%%

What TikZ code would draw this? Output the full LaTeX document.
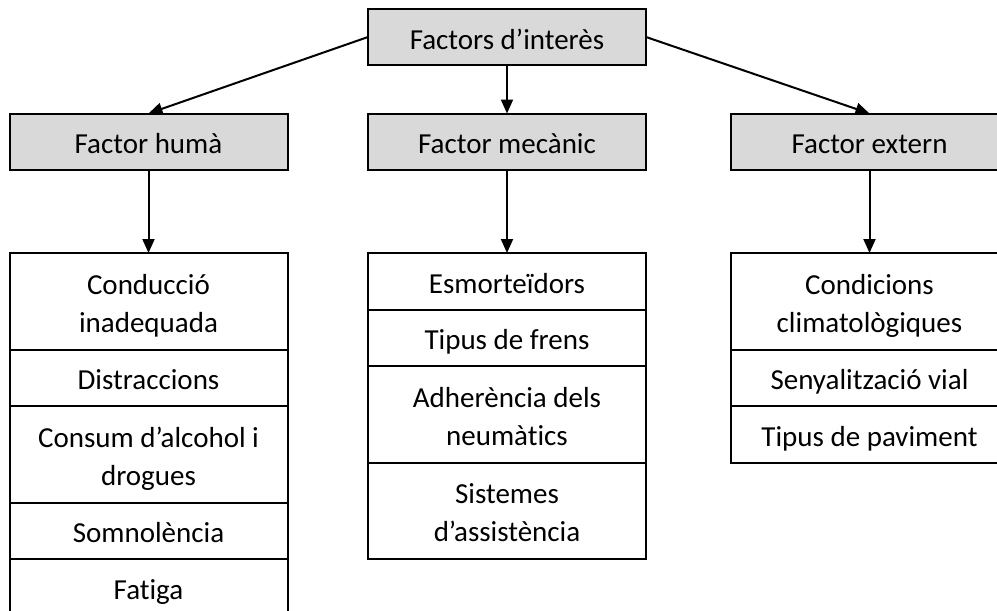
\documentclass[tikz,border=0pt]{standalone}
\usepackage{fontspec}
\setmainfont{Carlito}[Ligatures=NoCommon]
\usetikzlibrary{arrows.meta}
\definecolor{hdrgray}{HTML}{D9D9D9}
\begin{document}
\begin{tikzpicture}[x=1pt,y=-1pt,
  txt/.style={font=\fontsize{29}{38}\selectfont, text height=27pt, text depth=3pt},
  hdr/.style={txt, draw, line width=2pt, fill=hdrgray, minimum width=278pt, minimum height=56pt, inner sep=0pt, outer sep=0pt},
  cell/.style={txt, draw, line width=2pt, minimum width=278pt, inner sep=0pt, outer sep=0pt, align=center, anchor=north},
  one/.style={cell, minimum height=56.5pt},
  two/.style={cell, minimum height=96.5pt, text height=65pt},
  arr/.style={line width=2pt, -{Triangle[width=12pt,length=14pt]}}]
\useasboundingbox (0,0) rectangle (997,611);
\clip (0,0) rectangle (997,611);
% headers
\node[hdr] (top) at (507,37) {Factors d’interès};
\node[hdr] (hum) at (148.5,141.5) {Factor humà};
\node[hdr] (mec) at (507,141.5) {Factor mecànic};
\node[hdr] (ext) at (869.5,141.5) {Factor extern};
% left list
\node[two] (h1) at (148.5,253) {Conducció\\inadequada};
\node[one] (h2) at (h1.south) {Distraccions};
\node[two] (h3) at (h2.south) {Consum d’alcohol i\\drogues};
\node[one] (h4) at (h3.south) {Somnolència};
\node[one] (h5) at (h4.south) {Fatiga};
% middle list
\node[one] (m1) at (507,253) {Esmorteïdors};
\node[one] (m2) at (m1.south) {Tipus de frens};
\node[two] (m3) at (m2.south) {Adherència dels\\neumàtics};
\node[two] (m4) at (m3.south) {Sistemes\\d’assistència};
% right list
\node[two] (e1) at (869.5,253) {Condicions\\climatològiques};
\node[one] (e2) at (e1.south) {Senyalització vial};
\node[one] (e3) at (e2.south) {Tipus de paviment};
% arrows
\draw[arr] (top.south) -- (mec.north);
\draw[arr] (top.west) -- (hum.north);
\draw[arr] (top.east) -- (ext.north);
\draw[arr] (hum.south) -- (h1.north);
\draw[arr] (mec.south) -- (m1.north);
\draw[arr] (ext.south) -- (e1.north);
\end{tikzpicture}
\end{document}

%%

» GIVEN EXERCISE
Your task is to repeat the data above exactly while excluding the pictures.

» ANSWER FOR THIS EXERCISE
What TikZ code would draw this? Output the full LaTeX document.
\documentclass[tikz,border=0pt]{standalone}
\usepackage{fontspec}
\setmainfont{Carlito}[Ligatures=NoCommon]
\usetikzlibrary{arrows.meta}
\definecolor{hdrgray}{HTML}{D9D9D9}
\begin{document}
\begin{tikzpicture}[x=1pt,y=-1pt,
  txt/.style={font=\fontsize{29}{38}\selectfont, text height=27pt, text depth=3pt},
  hdr/.style={txt, draw, line width=2pt, fill=hdrgray, minimum width=278pt, minimum height=56pt, inner sep=0pt, outer sep=0pt},
  cell/.style={txt, draw, line width=2pt, minimum width=278pt, inner sep=0pt, outer sep=0pt, align=center, anchor=north},
  one/.style={cell, minimum height=56.5pt},
  two/.style={cell, minimum height=96.5pt, text height=65pt},
  arr/.style={line width=2pt, -{Triangle[width=12pt,length=14pt]}}]
\useasboundingbox (0,0) rectangle (997,611);
\clip (0,0) rectangle (997,611);
% headers
\node[hdr] (top) at (507,37) {Factors d’interès};
\node[hdr] (hum) at (148.5,141.5) {Factor humà};
\node[hdr] (mec) at (507,141.5) {Factor mecànic};
\node[hdr] (ext) at (869.5,141.5) {Factor extern};
% left list
\node[two] (h1) at (148.5,253) {Conducció\\inadequada};
\node[one] (h2) at (h1.south) {Distraccions};
\node[two] (h3) at (h2.south) {Consum d’alcohol i\\drogues};
\node[one] (h4) at (h3.south) {Somnolència};
\node[one] (h5) at (h4.south) {Fatiga};
% middle list
\node[one] (m1) at (507,253) {Esmorteïdors};
\node[one] (m2) at (m1.south) {Tipus de frens};
\node[two] (m3) at (m2.south) {Adherència dels\\neumàtics};
\node[two] (m4) at (m3.south) {Sistemes\\d’assistència};
% right list
\node[two] (e1) at (869.5,253) {Condicions\\climatològiques};
\node[one] (e2) at (e1.south) {Senyalització vial};
\node[one] (e3) at (e2.south) {Tipus de paviment};
% arrows
\draw[arr] (top.south) -- (mec.north);
\draw[arr] (top.west) -- (hum.north);
\draw[arr] (top.east) -- (ext.north);
\draw[arr] (hum.south) -- (h1.north);
\draw[arr] (mec.south) -- (m1.north);
\draw[arr] (ext.south) -- (e1.north);
\end{tikzpicture}
\end{document}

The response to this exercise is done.